Please consider this powerful, well-thought out analysis of "Stop and Frisk" by our own Deacon Reginald Lyles |
I want to wade in on the issue of "Stop and Frisk" New York City style. I know about this subject as I used to be a Foot Patrol Officer, Supervisor and Manager of this type of policing, in high crime and drug sales areas.
First, in New York and the New York Police Department (NYPD) have been employing "Stop and Frisk" tactics since 2002 and the results are in.
Since 2002, according to NYPD's own statistics, 86% of the individuals "Stopped and Frisked," by NYPD, were Blacks and Latinos. That means only 14% were Whites, Asians or others. Moreover, since 2002, 88% of those individuals stopped were INNOCENT of any wrongdoing! That means only 12% were involved in some kind of criminal activity that resulted in an arrest, further prosecution, or possessing contraband weapons or drugs; and because of their behavior these individuals should have been arrested.

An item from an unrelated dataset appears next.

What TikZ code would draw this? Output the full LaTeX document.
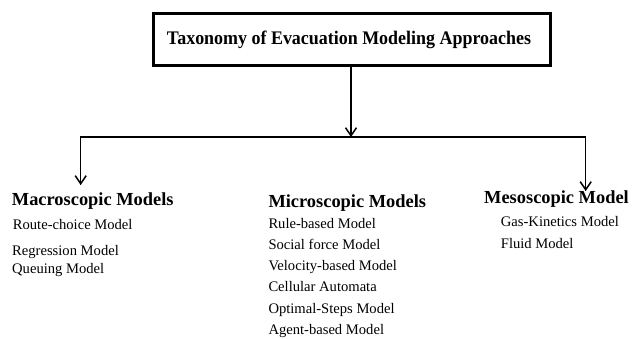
\documentclass[tikz,border=0pt]{standalone}
\usepackage{fontspec}
\setmainfont{Liberation Serif}
\usetikzlibrary{arrows.meta}
\tikzset{
  titlebox/.style={draw, line width=3pt, minimum width=397pt, minimum height=52pt, inner sep=0pt},
  head/.style={anchor=base west, inner sep=0pt, font=\fontsize{18.4}{20}\selectfont\bfseries},
  item/.style={anchor=base west, inner sep=0pt, font=\fontsize{14.6}{16}\selectfont},
  conn/.style={line width=1.5pt},
  arr/.style={conn, -{Straight Barb[length=8pt,width=11pt,line width=1.5pt]}}
}
\begin{document}
\begin{tikzpicture}[x=1pt,y=-1pt]
\useasboundingbox (0,0) rectangle (633,339);
\node[titlebox] (title) at (351.5,39.5) {};
\node[anchor=base, inner sep=0pt, font=\fontsize{19.2}{21}\selectfont\bfseries] (titletext) at (349,45) {\scalebox{0.935}[1]{Taxonomy of Evacuation Modeling Approaches}};

\coordinate (jc) at (351,137);
\coordinate (jl) at (80.7,137);
\coordinate (jr) at (585.7,137);
\coordinate (tl) at (80.7,185);
\coordinate (tr) at (585.7,191);

\draw[arr] (title.south -| jc) -- (jc);
\draw[conn] (tl) -- (jl) -- (jr) -- (tr);
\draw[arr] (jl) -- (tl);
\draw[arr] (jr) -- (tr);

\node[head] (macro) at (11.7,205.7) {Macroscopic Models};
\node[item] (m1) at (12.7,230) {Route-choice Model};
\node[item] (m2) at (12,256) {Regression Model};
\node[item] (m3) at (12,274) {Queuing Model};

\node[head] (micro) at (268.3,207.3) {Microscopic Models};
\node[item] (u1) at (268.3,228.7) {Rule-based Model};
\node[item] (u2) at (268.3,250) {Social force Model};
\node[item] (u3) at (268.3,270.5) {Velocity-based Model};
\node[item] (u4) at (268.3,291.7) {Cellular Automata};
\node[item] (u5) at (268.3,313.3) {Optimal-Steps Model};
\node[item] (u6) at (268.3,334.3) {Agent-based Model};

\node[head] (meso) at (484,204) {Mesoscopic Model};
\node[item] (s1) at (500.7,226.7) {Gas-Kinetics Model};
\node[item] (s2) at (500.7,248.3) {Fluid Model};
\end{tikzpicture}
\end{document}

Now let's be crystal clear - there is a difference between criminal activity and non-criminal activity. The specific difference is delineated in the criminal law. It is a science that individuals charged with KNOWING the differences (Judges, Criminal Prosecutors, and Police Officers) are held accountable to getting it right; and are also disciplined (administratively, civilly or criminally) for getting it wrong. Society highly scrutinizes and disciplines these individuals because Judges, Criminal Prosecutors, and Police Officers have immense power, within the law, to deny the inalienable freedoms and rights of the individual.
Consequently, the NYPD, according to their own statistics and actions, have been WRONG 88% of the time. If anyone who has the responsibility of enforcing the law is wrong 88% of the time they should be fired. So why does NYPD and Mayor Bloomberg insist on this tactic? The answer rest with who is adversely affected? Mayor Bloomberg may have his heart in the right place, but "Stop and Frisk" has only adversely affected Blacks and Latinos. Would he continue a similar practice, for more than eleven years, which only adversely affected Jews, Irish or Italian Catholics? I think not. Thus, does he care that NYPD's "Stop and Frisk" tactics are damaging its own Black and Latino citizen's Constitutional Rights?
NYPD's gross error rate and their style of "Stop and Frisk" tactics are pathetic. It has allowed poor NYPD policing, not quality NYPD policing. It has allowed for abusive NYPD policing to become the standard and oppose to the exception. I believe that a minority of NYPD officers are abusive; nevertheless, when NYPD law enforcement officers do not have to uphold the Bill of Rights or monitor their law enforcement actions within the Bill of Rights they become Constitutional law violators. When NYPD gets their intentional police actions wrong 88% of the time, and only stop Blacks and Latinos 86% of the time, the tactic should be ended and the officers retrained, and disciplined.
Is there a use for "Stop and Frisk"? Yes. An officer correctly using "Stop and Frisk" must have an articulable reason for the stop, or what is called a "reasonable suspicion". The officer, for example, must have observed an action like hiding what could possibly have been drugs in their garments; or an individual's actions (furtive gestures) looked like a hand to hand drug sale with another individual. On the contrary, reasonable suspicion cannot be because of an individual's race, gender, sexual orientation or residency. Again, the reasonable suspicion must derive from an expressed behavior or action.
In NYPD's "Stop and Frisk" program, they stopped and frisked 532,911 individuals, between 2004 and 2009 and of those stopped 473,644 were totally innocent of any crimes. Additionally, of those stopped and frisked: 55% were Black, 32% were Hispanic and 10% were White. What is remarkable is that the 10% who were White were the ones who had the highest rate of having drugs and contraband. These are NYPD's own statistics, and prove that NYPD were systematically violating the 4th Amendment to the U.S. Constitution that guards against unreasonable search and seizures and the 14th Amendment that guards against unequal protection under the law.
Again, thank you U.S. District Judge Shira Scheindlin for putting an end to this travesty of justice.